Jan 20, 2017
The First Soviet Atomic Bomb Created in Armenia: Declassified Data of CIA
There are many reasons to believe that Soviet Armenia was one of the biggest tech innovation and engineering centers of the entire Soviet Union. However, the recently released document by CIA unveils things that we couldn’t even think of!
According to declassified documents, the first Soviet atomic bomb was created in Armenia.
As the document declassified in 2011 states, several places were considered as a possible location for those atomic plants- from the Urals to Western Siberia, but none of those were suitable for the purpose. According to the document, Lavrentiy Beria, who led the project aimed at developing nuclear weapons in the USSR, chose Armenia.
In particular, the area near Lake Sevan, situated at 2225 meters above sea level, was chosen. Also, it is noted that the Zangu River (the Hrazdan River-ed.), the only one flowing from Lake Sevan, had a crucial importance for the choice. Since 1932 the project of cascades of the hydroelectric power plant had been already implemented on the river, and by 1947 the plant capacity had already reached 2 million kilowatts.
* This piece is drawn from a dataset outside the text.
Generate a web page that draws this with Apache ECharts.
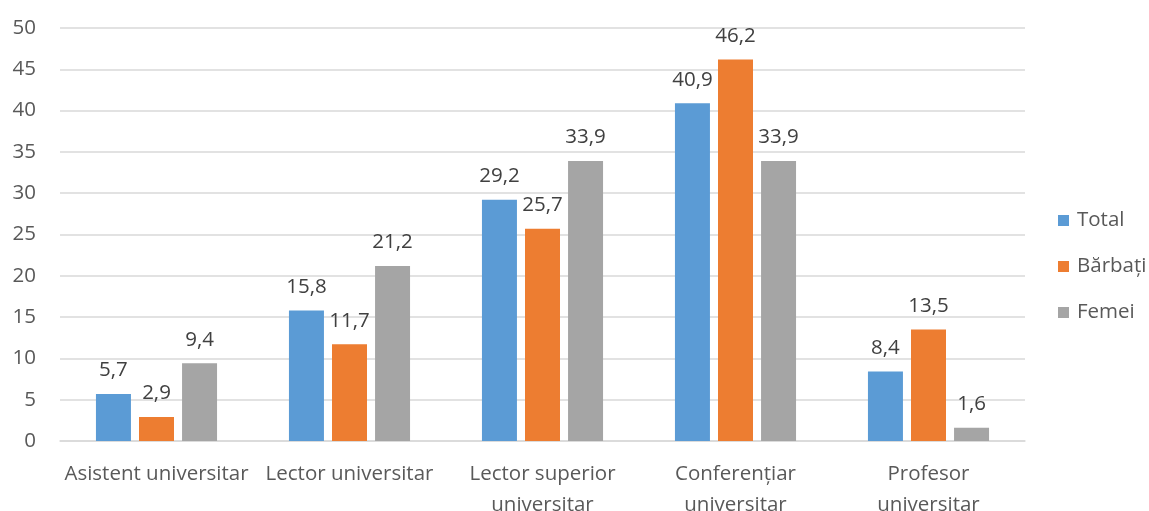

The construction of a plant to produce nuclear weapons in these places began in 1947 and ended in May 1948. The production zones were on the eastern slopes of Mount Aragats, and were located in six basaltic caves. German prisoners, who had previously been involved in building the underground facilities of Nazi Germany, took part in the construction work.
It is also reported that in January 1948, the nuclear facilities in the territory of Armenia received uranium supply from Saxony and Czechoslovakia, and already in July 1949 the first atomic bomb was developed. Nuclear weapons were tested in the Ural Mountains, 100 kilometers from Magnitogorsk city. In September 1949, Washington and London officially recognized the fact of testing the Soviet nuclear bomb. Later, other specimens were preserved in Kuznetsk, at a depth of 500 meters.
The report states that the project was led by Professor Arakelyan, one of Mikoyan’s school comrades (the names are not noted- ed.).
The peculiarity of this document, among others, is that it was originally created in Swedish and was published in Sweden. Also, there is a misprint in the English version - instead of Mount Aragats (Alagyaz) Mount Ararat is mentioned. It is also noteworthy that the Turkish name of Lake Sevan – Gokcha is mentioned. The height of Lake Sevan above the sea level is indicated to be 7,300 feet, which is approximately 2225 meters. However, at the moment, according to the official data, Sevan is only 1,900 meters above the sea level.